*Data provided*
-----

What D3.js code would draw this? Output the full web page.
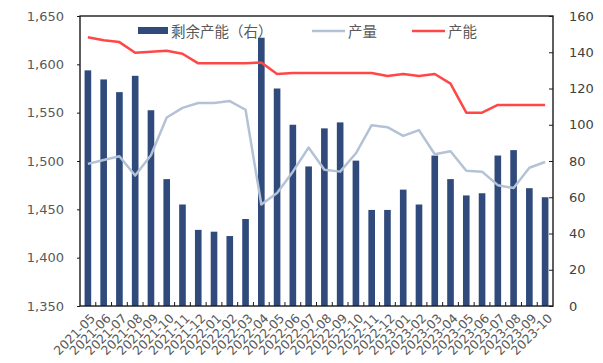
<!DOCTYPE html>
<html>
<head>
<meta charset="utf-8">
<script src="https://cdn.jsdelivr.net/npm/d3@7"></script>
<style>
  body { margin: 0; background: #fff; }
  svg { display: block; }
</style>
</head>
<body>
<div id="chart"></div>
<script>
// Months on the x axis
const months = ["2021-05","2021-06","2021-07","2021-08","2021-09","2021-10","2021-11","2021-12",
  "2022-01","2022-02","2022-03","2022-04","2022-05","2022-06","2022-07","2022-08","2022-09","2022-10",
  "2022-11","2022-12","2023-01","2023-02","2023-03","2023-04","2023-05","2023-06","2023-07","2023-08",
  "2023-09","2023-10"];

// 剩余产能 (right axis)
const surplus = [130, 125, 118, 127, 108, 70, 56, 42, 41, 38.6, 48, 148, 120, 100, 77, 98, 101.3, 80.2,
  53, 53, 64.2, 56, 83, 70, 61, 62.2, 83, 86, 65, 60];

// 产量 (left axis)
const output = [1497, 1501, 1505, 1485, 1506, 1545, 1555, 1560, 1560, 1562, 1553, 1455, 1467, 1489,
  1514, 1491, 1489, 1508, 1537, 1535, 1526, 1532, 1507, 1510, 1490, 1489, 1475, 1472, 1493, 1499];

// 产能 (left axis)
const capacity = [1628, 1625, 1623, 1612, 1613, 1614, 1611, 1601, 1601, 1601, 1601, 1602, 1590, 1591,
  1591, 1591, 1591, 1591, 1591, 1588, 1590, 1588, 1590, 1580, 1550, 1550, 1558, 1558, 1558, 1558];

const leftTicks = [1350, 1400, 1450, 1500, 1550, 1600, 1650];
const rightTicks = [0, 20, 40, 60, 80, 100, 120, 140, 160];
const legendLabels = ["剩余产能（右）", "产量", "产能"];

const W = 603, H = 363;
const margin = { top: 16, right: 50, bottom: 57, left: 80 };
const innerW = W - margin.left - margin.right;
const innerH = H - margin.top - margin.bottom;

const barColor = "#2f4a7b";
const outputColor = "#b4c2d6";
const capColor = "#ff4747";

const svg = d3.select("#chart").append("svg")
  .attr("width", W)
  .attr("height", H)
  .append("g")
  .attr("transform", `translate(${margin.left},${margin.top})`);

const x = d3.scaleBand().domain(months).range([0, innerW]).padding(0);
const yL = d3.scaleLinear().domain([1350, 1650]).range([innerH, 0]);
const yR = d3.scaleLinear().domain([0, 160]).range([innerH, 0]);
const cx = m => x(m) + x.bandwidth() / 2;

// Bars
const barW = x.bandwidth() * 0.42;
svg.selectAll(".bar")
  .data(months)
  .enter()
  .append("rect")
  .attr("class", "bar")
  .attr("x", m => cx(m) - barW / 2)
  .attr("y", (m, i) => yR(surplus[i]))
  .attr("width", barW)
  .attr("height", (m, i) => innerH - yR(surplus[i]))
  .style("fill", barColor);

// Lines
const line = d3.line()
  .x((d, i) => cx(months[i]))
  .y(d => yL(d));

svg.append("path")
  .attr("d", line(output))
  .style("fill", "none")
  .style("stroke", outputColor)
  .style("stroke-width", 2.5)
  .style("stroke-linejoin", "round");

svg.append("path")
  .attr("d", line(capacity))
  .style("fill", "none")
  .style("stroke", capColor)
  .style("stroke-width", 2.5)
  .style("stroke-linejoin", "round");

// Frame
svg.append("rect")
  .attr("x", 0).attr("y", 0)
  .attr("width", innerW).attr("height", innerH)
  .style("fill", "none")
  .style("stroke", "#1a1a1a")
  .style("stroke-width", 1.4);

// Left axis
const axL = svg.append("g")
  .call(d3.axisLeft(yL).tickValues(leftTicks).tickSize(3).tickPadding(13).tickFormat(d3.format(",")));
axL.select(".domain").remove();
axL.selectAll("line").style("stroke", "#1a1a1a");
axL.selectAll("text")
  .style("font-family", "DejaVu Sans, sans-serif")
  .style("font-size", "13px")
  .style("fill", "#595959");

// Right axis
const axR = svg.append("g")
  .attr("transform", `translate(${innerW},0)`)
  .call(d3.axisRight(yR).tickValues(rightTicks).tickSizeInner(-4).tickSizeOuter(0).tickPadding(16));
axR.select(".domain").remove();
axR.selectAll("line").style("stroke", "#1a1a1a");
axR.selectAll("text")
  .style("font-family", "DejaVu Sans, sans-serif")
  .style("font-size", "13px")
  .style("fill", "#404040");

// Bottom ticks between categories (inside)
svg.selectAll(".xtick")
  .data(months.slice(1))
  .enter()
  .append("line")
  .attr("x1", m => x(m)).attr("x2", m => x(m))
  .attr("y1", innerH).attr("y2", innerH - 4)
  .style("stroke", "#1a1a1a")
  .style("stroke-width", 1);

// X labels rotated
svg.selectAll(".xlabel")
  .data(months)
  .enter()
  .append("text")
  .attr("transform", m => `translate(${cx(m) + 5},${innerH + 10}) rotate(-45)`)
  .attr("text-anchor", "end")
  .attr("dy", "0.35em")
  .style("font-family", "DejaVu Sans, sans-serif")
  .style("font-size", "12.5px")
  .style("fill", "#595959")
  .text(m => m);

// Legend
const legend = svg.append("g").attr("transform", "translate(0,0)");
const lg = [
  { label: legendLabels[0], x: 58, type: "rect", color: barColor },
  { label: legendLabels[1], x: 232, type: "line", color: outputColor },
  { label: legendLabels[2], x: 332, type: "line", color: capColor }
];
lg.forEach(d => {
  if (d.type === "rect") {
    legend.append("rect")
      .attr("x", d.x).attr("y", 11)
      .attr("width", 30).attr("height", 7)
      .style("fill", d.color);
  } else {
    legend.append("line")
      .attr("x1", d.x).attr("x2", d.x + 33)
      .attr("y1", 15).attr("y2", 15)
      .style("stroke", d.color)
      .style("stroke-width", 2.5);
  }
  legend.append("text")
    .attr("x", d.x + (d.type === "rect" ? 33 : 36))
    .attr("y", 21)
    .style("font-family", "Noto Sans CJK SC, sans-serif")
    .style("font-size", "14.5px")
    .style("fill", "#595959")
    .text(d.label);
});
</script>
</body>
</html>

-----

*Aim of the task*
Starting with the first line of the data above and ending with the line containing "const cx = m => x(m) + x.bandwidth() / 2;", please restate every line exactly, leaving images out.

*Output*
What D3.js code would draw this? Output the full web page.
<!DOCTYPE html>
<html>
<head>
<meta charset="utf-8">
<script src="https://cdn.jsdelivr.net/npm/d3@7"></script>
<style>
  body { margin: 0; background: #fff; }
  svg { display: block; }
</style>
</head>
<body>
<div id="chart"></div>
<script>
// Months on the x axis
const months = ["2021-05","2021-06","2021-07","2021-08","2021-09","2021-10","2021-11","2021-12",
  "2022-01","2022-02","2022-03","2022-04","2022-05","2022-06","2022-07","2022-08","2022-09","2022-10",
  "2022-11","2022-12","2023-01","2023-02","2023-03","2023-04","2023-05","2023-06","2023-07","2023-08",
  "2023-09","2023-10"];

// 剩余产能 (right axis)
const surplus = [130, 125, 118, 127, 108, 70, 56, 42, 41, 38.6, 48, 148, 120, 100, 77, 98, 101.3, 80.2,
  53, 53, 64.2, 56, 83, 70, 61, 62.2, 83, 86, 65, 60];

// 产量 (left axis)
const output = [1497, 1501, 1505, 1485, 1506, 1545, 1555, 1560, 1560, 1562, 1553, 1455, 1467, 1489,
  1514, 1491, 1489, 1508, 1537, 1535, 1526, 1532, 1507, 1510, 1490, 1489, 1475, 1472, 1493, 1499];

// 产能 (left axis)
const capacity = [1628, 1625, 1623, 1612, 1613, 1614, 1611, 1601, 1601, 1601, 1601, 1602, 1590, 1591,
  1591, 1591, 1591, 1591, 1591, 1588, 1590, 1588, 1590, 1580, 1550, 1550, 1558, 1558, 1558, 1558];

const leftTicks = [1350, 1400, 1450, 1500, 1550, 1600, 1650];
const rightTicks = [0, 20, 40, 60, 80, 100, 120, 140, 160];
const legendLabels = ["剩余产能（右）", "产量", "产能"];

const W = 603, H = 363;
const margin = { top: 16, right: 50, bottom: 57, left: 80 };
const innerW = W - margin.left - margin.right;
const innerH = H - margin.top - margin.bottom;

const barColor = "#2f4a7b";
const outputColor = "#b4c2d6";
const capColor = "#ff4747";

const svg = d3.select("#chart").append("svg")
  .attr("width", W)
  .attr("height", H)
  .append("g")
  .attr("transform", `translate(${margin.left},${margin.top})`);

const x = d3.scaleBand().domain(months).range([0, innerW]).padding(0);
const yL = d3.scaleLinear().domain([1350, 1650]).range([innerH, 0]);
const yR = d3.scaleLinear().domain([0, 160]).range([innerH, 0]);
const cx = m => x(m) + x.bandwidth() / 2;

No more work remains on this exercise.